Figure scripts
* Begin *

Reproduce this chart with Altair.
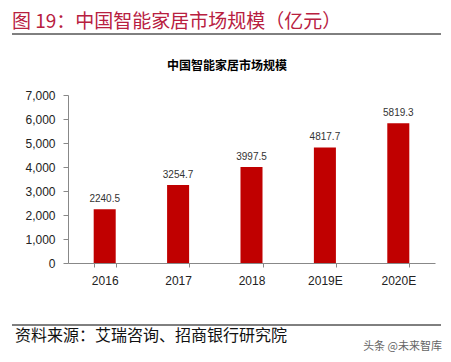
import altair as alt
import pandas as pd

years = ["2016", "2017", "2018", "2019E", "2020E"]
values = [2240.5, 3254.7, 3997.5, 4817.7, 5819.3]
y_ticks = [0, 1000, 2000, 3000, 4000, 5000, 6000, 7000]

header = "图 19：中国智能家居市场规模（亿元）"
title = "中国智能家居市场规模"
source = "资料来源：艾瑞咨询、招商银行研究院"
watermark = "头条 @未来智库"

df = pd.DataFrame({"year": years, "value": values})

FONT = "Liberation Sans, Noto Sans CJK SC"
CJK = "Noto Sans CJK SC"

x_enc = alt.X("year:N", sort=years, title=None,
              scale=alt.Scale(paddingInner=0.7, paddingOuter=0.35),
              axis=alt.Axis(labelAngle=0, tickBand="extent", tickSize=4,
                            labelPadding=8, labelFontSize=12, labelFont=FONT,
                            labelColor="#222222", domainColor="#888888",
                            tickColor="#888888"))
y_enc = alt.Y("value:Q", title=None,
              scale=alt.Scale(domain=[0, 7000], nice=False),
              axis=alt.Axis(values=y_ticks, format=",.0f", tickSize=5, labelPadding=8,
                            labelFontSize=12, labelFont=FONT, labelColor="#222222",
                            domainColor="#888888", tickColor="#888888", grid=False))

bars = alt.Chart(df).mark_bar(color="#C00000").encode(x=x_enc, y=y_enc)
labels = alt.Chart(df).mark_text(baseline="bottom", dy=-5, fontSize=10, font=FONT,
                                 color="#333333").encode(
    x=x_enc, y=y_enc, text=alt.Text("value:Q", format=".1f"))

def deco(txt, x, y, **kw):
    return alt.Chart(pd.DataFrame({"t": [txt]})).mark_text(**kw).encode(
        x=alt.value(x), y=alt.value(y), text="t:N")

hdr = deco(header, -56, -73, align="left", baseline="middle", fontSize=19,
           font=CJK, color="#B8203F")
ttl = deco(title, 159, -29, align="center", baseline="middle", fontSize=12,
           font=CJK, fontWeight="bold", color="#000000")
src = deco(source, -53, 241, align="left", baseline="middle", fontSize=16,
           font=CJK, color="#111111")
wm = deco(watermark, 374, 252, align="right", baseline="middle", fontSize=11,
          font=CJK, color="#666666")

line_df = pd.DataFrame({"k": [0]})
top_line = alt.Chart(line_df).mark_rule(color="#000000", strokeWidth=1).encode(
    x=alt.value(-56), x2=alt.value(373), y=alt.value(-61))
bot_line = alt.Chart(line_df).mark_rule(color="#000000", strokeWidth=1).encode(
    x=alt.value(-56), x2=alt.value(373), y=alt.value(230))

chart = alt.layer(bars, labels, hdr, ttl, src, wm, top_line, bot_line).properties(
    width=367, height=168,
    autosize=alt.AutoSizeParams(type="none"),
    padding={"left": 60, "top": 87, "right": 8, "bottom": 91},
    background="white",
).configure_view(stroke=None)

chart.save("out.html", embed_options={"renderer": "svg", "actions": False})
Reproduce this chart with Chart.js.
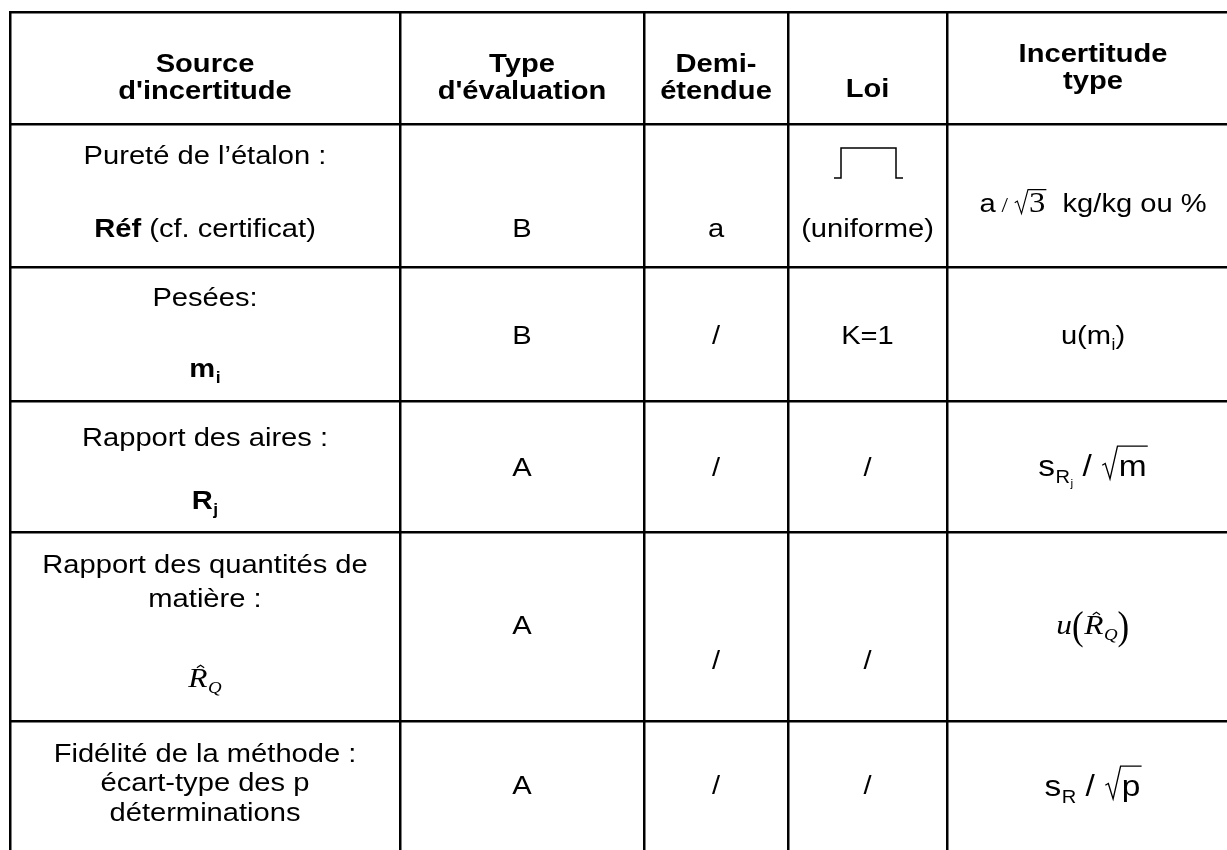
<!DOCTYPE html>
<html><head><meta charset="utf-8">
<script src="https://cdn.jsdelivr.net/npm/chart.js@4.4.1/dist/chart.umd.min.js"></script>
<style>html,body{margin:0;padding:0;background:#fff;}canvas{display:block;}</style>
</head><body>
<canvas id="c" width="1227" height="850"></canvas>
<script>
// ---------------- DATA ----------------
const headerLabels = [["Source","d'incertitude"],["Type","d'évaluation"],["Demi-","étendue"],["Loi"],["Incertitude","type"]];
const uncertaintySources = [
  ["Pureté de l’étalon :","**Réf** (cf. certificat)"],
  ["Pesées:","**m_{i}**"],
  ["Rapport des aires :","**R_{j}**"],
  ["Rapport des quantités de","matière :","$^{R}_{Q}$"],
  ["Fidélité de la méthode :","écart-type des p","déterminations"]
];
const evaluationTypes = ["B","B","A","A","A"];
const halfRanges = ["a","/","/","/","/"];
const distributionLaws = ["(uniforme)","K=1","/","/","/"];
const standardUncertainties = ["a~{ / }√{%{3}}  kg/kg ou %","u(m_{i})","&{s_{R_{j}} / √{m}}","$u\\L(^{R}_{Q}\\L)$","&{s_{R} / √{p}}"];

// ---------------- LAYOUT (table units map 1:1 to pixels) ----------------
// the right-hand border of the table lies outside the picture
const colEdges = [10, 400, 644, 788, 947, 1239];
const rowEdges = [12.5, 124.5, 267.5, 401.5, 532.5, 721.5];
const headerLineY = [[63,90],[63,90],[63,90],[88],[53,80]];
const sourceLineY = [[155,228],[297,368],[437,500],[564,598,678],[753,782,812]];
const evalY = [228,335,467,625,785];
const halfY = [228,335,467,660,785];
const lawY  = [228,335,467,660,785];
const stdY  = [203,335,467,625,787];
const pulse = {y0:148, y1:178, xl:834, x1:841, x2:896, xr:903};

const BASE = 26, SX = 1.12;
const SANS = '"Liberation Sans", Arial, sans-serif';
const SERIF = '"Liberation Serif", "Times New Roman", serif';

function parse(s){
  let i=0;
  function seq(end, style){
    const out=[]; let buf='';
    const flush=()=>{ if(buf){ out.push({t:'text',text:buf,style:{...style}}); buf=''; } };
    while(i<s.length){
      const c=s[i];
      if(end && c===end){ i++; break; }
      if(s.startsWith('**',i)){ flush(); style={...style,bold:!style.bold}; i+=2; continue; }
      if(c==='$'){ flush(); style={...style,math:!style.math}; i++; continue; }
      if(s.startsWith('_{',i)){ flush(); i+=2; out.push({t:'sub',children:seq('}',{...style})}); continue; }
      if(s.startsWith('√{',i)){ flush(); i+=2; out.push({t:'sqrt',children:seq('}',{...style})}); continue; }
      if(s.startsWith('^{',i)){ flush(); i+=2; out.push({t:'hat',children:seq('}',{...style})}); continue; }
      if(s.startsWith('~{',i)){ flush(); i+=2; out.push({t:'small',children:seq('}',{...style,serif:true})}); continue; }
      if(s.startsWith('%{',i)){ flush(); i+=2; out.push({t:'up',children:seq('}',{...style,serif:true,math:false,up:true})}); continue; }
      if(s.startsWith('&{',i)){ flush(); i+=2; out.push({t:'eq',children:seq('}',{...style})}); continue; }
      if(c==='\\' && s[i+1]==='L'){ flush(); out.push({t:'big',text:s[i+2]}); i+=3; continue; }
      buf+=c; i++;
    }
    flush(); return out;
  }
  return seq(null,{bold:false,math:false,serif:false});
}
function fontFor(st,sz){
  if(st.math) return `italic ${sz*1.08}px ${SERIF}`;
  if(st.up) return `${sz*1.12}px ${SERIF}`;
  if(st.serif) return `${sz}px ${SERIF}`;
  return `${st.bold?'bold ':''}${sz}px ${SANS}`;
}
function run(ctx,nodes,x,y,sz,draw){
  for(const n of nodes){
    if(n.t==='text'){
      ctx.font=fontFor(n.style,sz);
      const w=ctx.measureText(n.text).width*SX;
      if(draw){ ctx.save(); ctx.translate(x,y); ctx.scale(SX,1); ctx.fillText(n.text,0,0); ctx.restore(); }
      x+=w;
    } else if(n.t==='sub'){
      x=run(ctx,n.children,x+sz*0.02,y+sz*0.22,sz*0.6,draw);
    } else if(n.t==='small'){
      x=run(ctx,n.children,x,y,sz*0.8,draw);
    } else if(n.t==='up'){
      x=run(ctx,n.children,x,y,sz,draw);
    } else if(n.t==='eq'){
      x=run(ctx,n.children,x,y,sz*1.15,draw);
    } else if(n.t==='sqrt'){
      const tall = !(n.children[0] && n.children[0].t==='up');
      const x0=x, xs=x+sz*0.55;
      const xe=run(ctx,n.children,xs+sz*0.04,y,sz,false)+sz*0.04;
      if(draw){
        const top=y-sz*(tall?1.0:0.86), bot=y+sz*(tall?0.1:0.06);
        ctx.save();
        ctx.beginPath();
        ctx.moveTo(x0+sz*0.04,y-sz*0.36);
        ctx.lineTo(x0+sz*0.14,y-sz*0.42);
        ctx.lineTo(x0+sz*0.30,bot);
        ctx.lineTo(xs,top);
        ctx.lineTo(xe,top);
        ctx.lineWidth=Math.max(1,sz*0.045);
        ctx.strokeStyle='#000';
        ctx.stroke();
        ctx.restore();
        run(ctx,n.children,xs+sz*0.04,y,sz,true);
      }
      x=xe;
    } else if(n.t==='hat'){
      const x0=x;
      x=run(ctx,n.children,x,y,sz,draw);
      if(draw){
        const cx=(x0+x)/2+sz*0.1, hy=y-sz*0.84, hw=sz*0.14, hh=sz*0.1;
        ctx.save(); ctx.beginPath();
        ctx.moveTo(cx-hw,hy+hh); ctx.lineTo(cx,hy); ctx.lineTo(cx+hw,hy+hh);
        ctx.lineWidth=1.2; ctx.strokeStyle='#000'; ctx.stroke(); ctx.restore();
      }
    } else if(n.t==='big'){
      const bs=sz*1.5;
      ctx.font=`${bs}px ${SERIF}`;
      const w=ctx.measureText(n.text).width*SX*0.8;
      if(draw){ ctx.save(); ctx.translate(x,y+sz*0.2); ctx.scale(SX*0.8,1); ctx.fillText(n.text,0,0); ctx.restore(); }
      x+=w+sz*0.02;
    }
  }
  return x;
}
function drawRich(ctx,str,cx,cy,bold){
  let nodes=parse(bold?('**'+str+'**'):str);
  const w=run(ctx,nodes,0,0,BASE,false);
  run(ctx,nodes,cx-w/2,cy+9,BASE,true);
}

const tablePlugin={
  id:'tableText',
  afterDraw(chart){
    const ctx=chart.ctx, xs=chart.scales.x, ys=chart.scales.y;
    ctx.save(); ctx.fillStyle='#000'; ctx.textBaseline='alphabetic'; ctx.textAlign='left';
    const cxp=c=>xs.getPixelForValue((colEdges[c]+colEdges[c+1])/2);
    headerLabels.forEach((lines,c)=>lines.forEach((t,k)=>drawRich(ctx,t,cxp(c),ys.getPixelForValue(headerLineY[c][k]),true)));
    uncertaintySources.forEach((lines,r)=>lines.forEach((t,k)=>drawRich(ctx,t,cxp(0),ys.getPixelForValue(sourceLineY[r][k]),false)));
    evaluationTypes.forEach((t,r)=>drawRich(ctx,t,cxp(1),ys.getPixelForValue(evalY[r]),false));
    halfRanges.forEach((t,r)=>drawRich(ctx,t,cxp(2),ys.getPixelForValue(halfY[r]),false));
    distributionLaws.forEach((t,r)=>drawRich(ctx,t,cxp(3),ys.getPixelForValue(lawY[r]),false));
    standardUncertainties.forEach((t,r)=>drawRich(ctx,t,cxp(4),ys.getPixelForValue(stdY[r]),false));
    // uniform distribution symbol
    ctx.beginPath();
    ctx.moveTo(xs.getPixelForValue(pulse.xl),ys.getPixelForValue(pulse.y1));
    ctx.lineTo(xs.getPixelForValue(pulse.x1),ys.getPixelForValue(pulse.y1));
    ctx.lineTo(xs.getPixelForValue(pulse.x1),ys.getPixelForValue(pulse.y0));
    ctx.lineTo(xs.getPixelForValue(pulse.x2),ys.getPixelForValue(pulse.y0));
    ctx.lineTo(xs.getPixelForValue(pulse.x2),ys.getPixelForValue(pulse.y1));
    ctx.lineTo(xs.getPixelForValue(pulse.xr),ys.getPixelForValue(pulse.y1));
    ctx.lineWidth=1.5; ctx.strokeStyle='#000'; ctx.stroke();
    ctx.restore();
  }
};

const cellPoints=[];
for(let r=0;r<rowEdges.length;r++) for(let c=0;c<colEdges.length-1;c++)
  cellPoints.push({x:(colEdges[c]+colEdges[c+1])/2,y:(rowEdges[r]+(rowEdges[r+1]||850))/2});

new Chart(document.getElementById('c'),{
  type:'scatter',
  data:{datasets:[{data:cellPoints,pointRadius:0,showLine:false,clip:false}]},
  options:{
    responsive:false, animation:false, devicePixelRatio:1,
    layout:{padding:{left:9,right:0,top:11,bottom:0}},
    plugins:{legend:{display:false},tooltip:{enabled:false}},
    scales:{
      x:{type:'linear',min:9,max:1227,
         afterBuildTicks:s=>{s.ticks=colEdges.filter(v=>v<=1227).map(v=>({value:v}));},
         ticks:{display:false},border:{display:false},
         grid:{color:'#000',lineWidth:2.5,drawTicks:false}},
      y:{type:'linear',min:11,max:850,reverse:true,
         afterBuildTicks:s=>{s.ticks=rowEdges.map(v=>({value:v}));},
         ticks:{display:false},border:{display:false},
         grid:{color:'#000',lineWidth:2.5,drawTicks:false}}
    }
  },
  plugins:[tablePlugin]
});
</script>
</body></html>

* End *

- PROBLEM: Repeat exactly and only the lines from the start of the data above through the line that holds "y_ticks = [0, 1000, 2000, 3000, 4000, 5000, 6000, 7000]", inclusive. Pictures do not belong in the copy.

- PROBLEM SOLUTION:
Reproduce this chart with Altair.
import altair as alt
import pandas as pd

years = ["2016", "2017", "2018", "2019E", "2020E"]
values = [2240.5, 3254.7, 3997.5, 4817.7, 5819.3]
y_ticks = [0, 1000, 2000, 3000, 4000, 5000, 6000, 7000]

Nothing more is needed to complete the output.